Dem Zufall wollen RTL II und die Produktionfirma Filmpool, die schon die Soaps aus Berlin und Köln verantwortet, also nichts überlassen, weshalb die Zuschauer in der neuen Soap über eine Leipziger WG auf Janine Pink treffen werden, die zuvor schon mehrere Jahre in "Köln 50667" zu sehen war und der neuen Soap möglichst viel Aufmerksamkeit bescheren soll. Und doch soll sich der Neustart abgrenzen von den bestehenden Serien. "Leben. Lieben. Leipzig" soll "teils noch ein wenig schneller und krasser als 'BTN' und 'Köln 50667"' daherkommen, sagt Felix Wesseler, Head of Operations bei Filmpool, "mit teils fast schon absurden und dennoch hochemotionalen Geschichten".

Felix Wesseler© filmpool
Wie schwer es ist, eine tägliche Serie zu etablieren, weiß man aber auch in Köln. "Kaum ein anderes Format als die Dailysoap garantiert einem Sender - und übrigens theoretisch auch einem VoD-Anbieter - auf Jahre täglich so verlässliche Einschaltimpulse", betont Wesseler (Foto) gegenüber DWDL.de. "Der Haken ist, dass Soaps länger brauchen, um ihre Zuschauer zu binden, und der Erfolg natürlich nie garantiert ist. Dennoch: Jeder Programmanbieter, der eine Differenzierungsstrategie wählt, tut gut daran, mindestens eine Soap im Portfolio zu haben." Ein Blick auf den internationalen Content-Markt bestätige das. "Daran ändern auch Misserfolge nichts, die wir alle mal haben."

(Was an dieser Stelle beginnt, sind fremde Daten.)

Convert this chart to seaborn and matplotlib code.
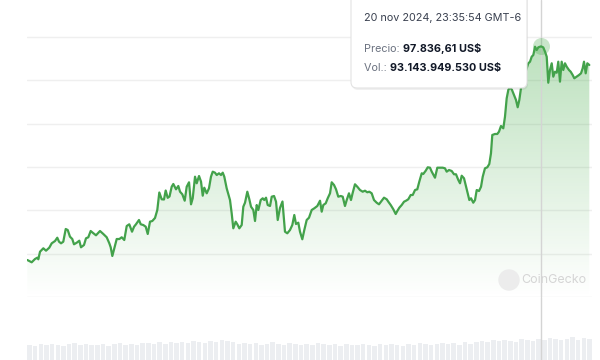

Und doch stellt sich die Frage, weshalb RTL II zunächst nur 15 Folgen von "Leben. Liebe. Leipzig" in Auftrag gegeben hat, wenn möglicherweise ein langer Atem vonnöten ist. Programmchef Tom Zwiessler erklärt, die Serie gehöre zu mehreren Formaten, die man am Vorabend teste. "Nach Abschluss dieser Pilotphase entscheiden wir über die Zukunft." Klar ist jedoch schon jetzt, dass  "Krass Schule" weitergehen wird. Die soapige Scripted Reality hat sich auf dem Sendeplatz vor "Köln 50667" gut entwickelt und zählte jüngst sogar zu den beliebtesten Formaten beim Abrufdienst TVNow. Zurücklehnen will sich der Sender aber nicht. Sollte auch "Leben. Lieben. Leipzig" funktionieren, hätte RTL II also im besten Fall ein Luxus-Problem.